Jalapeno Popper Potato Poutine
JalapeƱos are the most popular chile peppers in the US. This is probably due to the availability and versatility of the chile. JalapeƱos have a balanced combination of flavor and heat. The demand for these have caused breeders to develop a broad range of varieties.
Ingredients:
3 lbs Little Potato Company Creamer Potatoes (I used two microwave ready packages which comes to 2 lbs, but you can use their 1.5 lb bag varietals, too.)
3/4 lb (375 g package) bacon, sliced large
2 onions, chopped
Salt and pepper
1/4 tsp. cayenne powder
1/2 lb cheese curds
Sauce:
1/8 cup butter
1/8 cup all-purpose flour
2 garlic cloves, minced
1 1/2 cups milk
4 oz plain cream cheese
1/4 cup grated cheddar cheese
2 jalapenos, seeds removed and minced
1/2 tbsp. coarse whole grain mustard
1/8 tsp. cumin
1/2 tsp. paprika
Salt and pepper
Instructions:
Microwave potatoes until fork tender (5-10 minutes: see note.)
Preheat oven to 425F. Place potatoes, onions, bacon, cayenne, salt, and pepper onto baking sheet. Toss until well combined.
Roast for 15-20 minutes, or until bacon is cooked through and potatoes and nicely browned, tossing every so often.
Sauce:
In a large saucepan over medium heat, add the butter. When melted, add in garlic and jalapenos. Cook for 1 minute. Whisk in flour and continue cooking until the roux browns, about 4-5 minutes, stirring almost constantly.
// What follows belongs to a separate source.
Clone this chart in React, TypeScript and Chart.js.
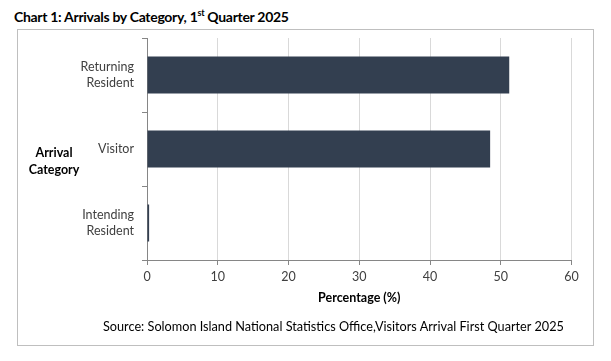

Combine milk, mustard, salt, pepper, cumin, and paprika. Pour into pan, whisking constantly. Add cream cheese and heat until sauce has begun to thicken. Stir in cheddar cheese and cook until melted.
Assembly:
Place potatoes onto plate. Add cheese curds, and pour “gravy” on top. Garnish with extra bacon and jalapeno if desired!
Notes
If using The Little Potato Company’s microwave ready packages, just follow their directions. If using the bagged varietal, you can still microwave your creamer potatoes on a plate to speed up cooking time.